Having established the desired end-to-end connectivity path through the payload, the uplink signal is then ‘conditioned’ by a piece of equipment which constitutes the heart of the GFP concept called the Single Channel Agile Converter Equipment, (SCACE). The SCACE comprises three principle elements/functions:

• A reconfigurable bandpass filter that allows the transponder centre frequency and bandwidth to be independently adjusted under control from the ground.

   

• A gain control element that allows the link to be operated in either Fixed Gain Mode where the gain of the overall transponder can be adjusted via ground control, or Automatic Level Control (ALC) Mode. In ALC mode, variation of receive signal strength (for example due to rain fading) can be automatically compensated for by adjustment of the satellite transponder gain.

   

• A frequency converter to translate the signal to the required transmit frequency.

For Hylas-1, the required transmit signal is amplified prior to retransmission by an In Orbit Adjustable Microwave Power Module (IOA-MPM). This allows the transmit power signal to be adjusted whilst maintaining near-constant efficiency, with Hylas-1 representing its first use on a flight mission.

This innovation (developed by Germany’s Tesat-Spacecom) enables the available satellite power to be reallocated between transponders as demanded by evolving operational conditions.

Enabling technologies

The equipment making up the Hylas-1 payload incorporates a number of technical innovations that allow a very high degree of functionality to be contained within highly integrated, compact, analogue subassemblies.

This equipment is based on the Modular Microwave Hybrid Technology concept developed by Astrium under a series of ESA funded ARTES projects.

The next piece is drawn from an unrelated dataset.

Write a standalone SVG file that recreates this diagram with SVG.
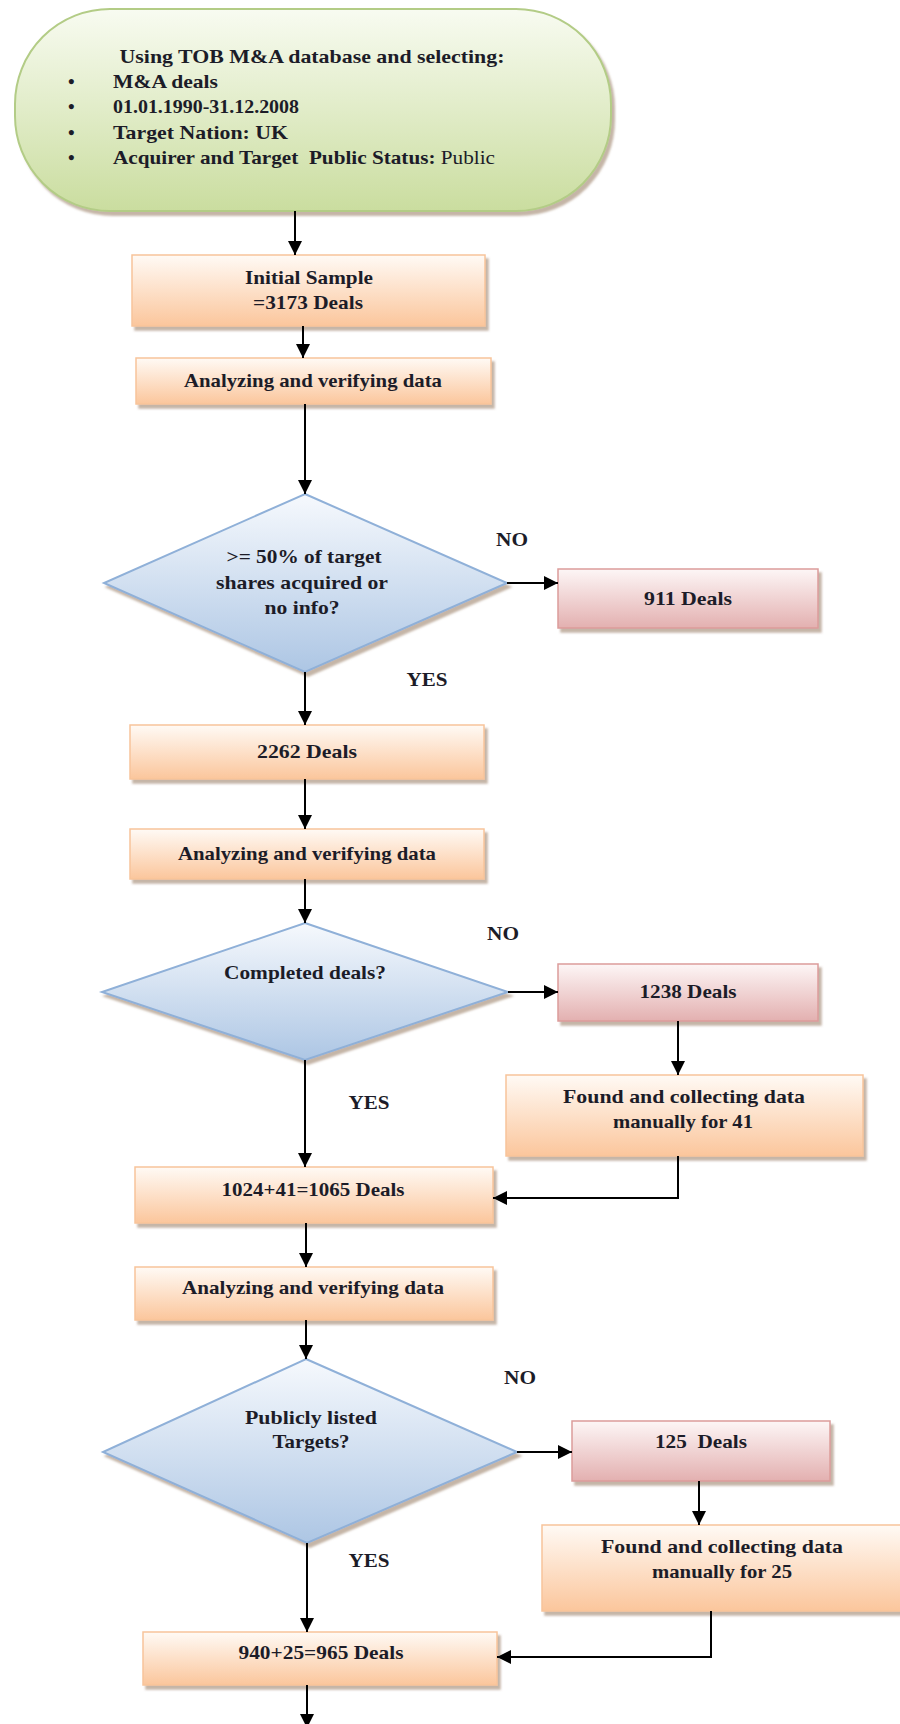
<svg xmlns="http://www.w3.org/2000/svg" width="900" height="1724" viewBox="0 0 900 1724">
<defs>
<linearGradient id="gG" x1="0" y1="0" x2="0" y2="1"><stop offset="0" stop-color="#f8fbf1"/><stop offset="1" stop-color="#cadd9f"/></linearGradient>
<linearGradient id="gO" x1="0" y1="0" x2="0" y2="1"><stop offset="0" stop-color="#fffaf5"/><stop offset="1" stop-color="#fbc69c"/></linearGradient>
<linearGradient id="gP" x1="0" y1="0" x2="0" y2="1"><stop offset="0" stop-color="#fdf6f6"/><stop offset="1" stop-color="#e3b0b0"/></linearGradient>
<linearGradient id="gD" x1="0" y1="0" x2="0" y2="1"><stop offset="0" stop-color="#f6f9fd"/><stop offset="1" stop-color="#adc6e4"/></linearGradient>
<filter id="sh" x="-10%" y="-10%" width="130%" height="140%"><feDropShadow dx="3" dy="4" stdDeviation="1" flood-color="#8a6a50" flood-opacity="0.5"/></filter>
<marker id="ah" markerWidth="14" markerHeight="14" refX="14" refY="7" orient="auto" markerUnits="userSpaceOnUse"><path d="M0,0 L14,7 L0,14 z" fill="#000"/></marker>
<style>
text{font-family:"Liberation Serif","Times New Roman",serif;font-weight:bold;font-size:19px;fill:#1c1c28}
.c{text-anchor:middle}
.o{fill:url(#gO);stroke:#f8c49a;stroke-width:1.5;filter:url(#sh)}
.p{fill:url(#gP);stroke:#dc9c9a;stroke-width:1.5;filter:url(#sh)}
.d{fill:url(#gD);stroke:#8fb0d8;stroke-width:2;filter:url(#sh)}
.g{fill:url(#gG);stroke:#b3cc86;stroke-width:2;filter:url(#sh)}
.ln{stroke:#000;stroke-width:2;fill:none}
.a{marker-end:url(#ah)}
</style>
</defs>
<g id="start">
<rect class="g" x="15" y="9" width="596" height="202" rx="95" ry="95"/>
<text class="c" x="312" y="63" textLength="385" lengthAdjust="spacingAndGlyphs">Using TOB M&amp;A database and selecting:</text>
<text x="68" y="88">•</text><text x="113" y="88" textLength="105" lengthAdjust="spacingAndGlyphs">M&amp;A deals</text>
<text x="68" y="113">•</text><text x="113" y="113" textLength="186" lengthAdjust="spacingAndGlyphs">01.01.1990-31.12.2008</text>
<text x="68" y="139">•</text><text x="113" y="139" textLength="175" lengthAdjust="spacingAndGlyphs">Target Nation: UK</text>
<text x="68" y="164">•</text><text x="113" y="164" style="white-space:pre" textLength="382" lengthAdjust="spacingAndGlyphs">Acquirer and Target  Public Status: <tspan font-weight="normal">Public</tspan></text>
</g>
<g id="initial">
<rect class="o" x="132" y="255" width="353" height="71"/>
<text class="c" x="309" y="284" textLength="128" lengthAdjust="spacingAndGlyphs">Initial Sample</text>
<text class="c" x="308" y="309" textLength="110" lengthAdjust="spacingAndGlyphs">=3173 Deals</text>
</g>
<g id="analyze1">
<rect class="o" x="136" y="358" width="355" height="46"/>
<text class="c" x="313" y="387" textLength="258" lengthAdjust="spacingAndGlyphs">Analyzing and verifying data</text>
</g>
<g id="dec1">
<polygon class="d" points="305,494 507,583 305,672 104,583"/>
<text class="c" x="304" y="563" textLength="155" lengthAdjust="spacingAndGlyphs">&gt;= 50% of target</text>
<text class="c" x="302" y="589" textLength="172" lengthAdjust="spacingAndGlyphs">shares acquired or</text>
<text class="c" x="302" y="614" textLength="75" lengthAdjust="spacingAndGlyphs">no info?</text>
</g>
<g id="d911">
<rect class="p" x="558" y="569" width="260" height="59"/>
<text class="c" x="688" y="605" textLength="88" lengthAdjust="spacingAndGlyphs">911 Deals</text>
</g>
<g id="d2262">
<rect class="o" x="130" y="725" width="354" height="54"/>
<text class="c" x="307" y="758" textLength="100" lengthAdjust="spacingAndGlyphs">2262 Deals</text>
</g>
<g id="analyze2">
<rect class="o" x="130" y="829" width="354" height="50"/>
<text class="c" x="307" y="860" textLength="258" lengthAdjust="spacingAndGlyphs">Analyzing and verifying data</text>
</g>
<g id="dec2">
<polygon class="d" points="305,923 508,992 305,1060 102,992"/>
<text class="c" x="305" y="979" textLength="162" lengthAdjust="spacingAndGlyphs">Completed deals?</text>
</g>
<g id="d1238">
<rect class="p" x="558" y="964" width="260" height="57"/>
<text class="c" x="688" y="998" textLength="97" lengthAdjust="spacingAndGlyphs">1238 Deals</text>
</g>
<g id="found41">
<rect class="o" x="506" y="1075" width="357" height="81"/>
<text class="c" x="684" y="1103" textLength="242" lengthAdjust="spacingAndGlyphs">Found and collecting data</text>
<text class="c" x="683" y="1128" textLength="140" lengthAdjust="spacingAndGlyphs">manually for 41</text>
</g>
<g id="d1065">
<rect class="o" x="135" y="1167" width="358" height="56"/>
<text class="c" x="313" y="1196" textLength="183" lengthAdjust="spacingAndGlyphs">1024+41=1065 Deals</text>
</g>
<g id="analyze3">
<rect class="o" x="135" y="1267" width="358" height="53"/>
<text class="c" x="313" y="1294" textLength="262" lengthAdjust="spacingAndGlyphs">Analyzing and verifying data</text>
</g>
<g id="dec3">
<polygon class="d" points="306,1359 517,1452 307,1543 103,1452"/>
<text class="c" x="311" y="1424" textLength="132" lengthAdjust="spacingAndGlyphs">Publicly listed</text>
<text class="c" x="311" y="1448" textLength="77" lengthAdjust="spacingAndGlyphs">Targets?</text>
</g>
<g id="d125">
<rect class="p" x="572" y="1421" width="258" height="60"/>
<text class="c" x="701" y="1448" style="white-space:pre" textLength="92" lengthAdjust="spacingAndGlyphs">125  Deals</text>
</g>
<g id="found25">
<rect class="o" x="542" y="1525" width="364" height="86"/>
<text class="c" x="722" y="1553" textLength="242" lengthAdjust="spacingAndGlyphs">Found and collecting data</text>
<text class="c" x="722" y="1578" textLength="140" lengthAdjust="spacingAndGlyphs">manually for 25</text>
</g>
<g id="d965">
<rect class="o" x="143" y="1632" width="354" height="53"/>
<text class="c" x="321" y="1659" textLength="165" lengthAdjust="spacingAndGlyphs">940+25=965 Deals</text>
</g>
<g id="labels">
<text class="c" x="512" y="546" textLength="32" lengthAdjust="spacingAndGlyphs">NO</text>
<text class="c" x="427" y="686" textLength="41" lengthAdjust="spacingAndGlyphs">YES</text>
<text class="c" x="503" y="940" textLength="32" lengthAdjust="spacingAndGlyphs">NO</text>
<text class="c" x="369" y="1109" textLength="41" lengthAdjust="spacingAndGlyphs">YES</text>
<text class="c" x="520" y="1384" textLength="32" lengthAdjust="spacingAndGlyphs">NO</text>
<text class="c" x="369" y="1567" textLength="41" lengthAdjust="spacingAndGlyphs">YES</text>
</g>
<g id="connectors">
<line class="ln a" x1="295" y1="211" x2="295" y2="255"/>
<line class="ln a" x1="303" y1="326" x2="303" y2="358"/>
<line class="ln a" x1="305" y1="404" x2="305" y2="494"/>
<line class="ln a" x1="507" y1="583" x2="558" y2="583"/>
<line class="ln a" x1="305" y1="672" x2="305" y2="725"/>
<line class="ln a" x1="305" y1="779" x2="305" y2="829"/>
<line class="ln a" x1="305" y1="879" x2="305" y2="923"/>
<line class="ln a" x1="508" y1="992" x2="558" y2="992"/>
<line class="ln a" x1="678" y1="1021" x2="678" y2="1075"/>
<line class="ln a" x1="305" y1="1060" x2="305" y2="1167"/>
<polyline class="ln a" points="678,1156 678,1198 493,1198"/>
<line class="ln a" x1="306" y1="1223" x2="306" y2="1267"/>
<line class="ln a" x1="306" y1="1320" x2="306" y2="1359"/>
<line class="ln a" x1="517" y1="1452" x2="572" y2="1452"/>
<line class="ln a" x1="699" y1="1481" x2="699" y2="1525"/>
<line class="ln a" x1="307" y1="1543" x2="307" y2="1632"/>
<polyline class="ln a" points="711,1611 711,1657 497,1657"/>
<line class="ln a" x1="307" y1="1685" x2="307" y2="1728"/>
</g>
</svg>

With this approach, the high-frequency elements of the design are realised by embedding active and passive circuit elements within multi-layer ceramic substrates housed within hermetically sealed cavities.

Low-frequency and DC bias circuits are mounted on the outside of the structure to form complete functional blocks (or ‘hybrids’) such as frequency-converters, amplifiers, and agile frequency synthesizers.

Used in conjunction with state-of-the-art microwave semiconductor circuit dies, the resulting GFP hybrids represent a significant advance in terms of analogue RF functionality and performance for space applications.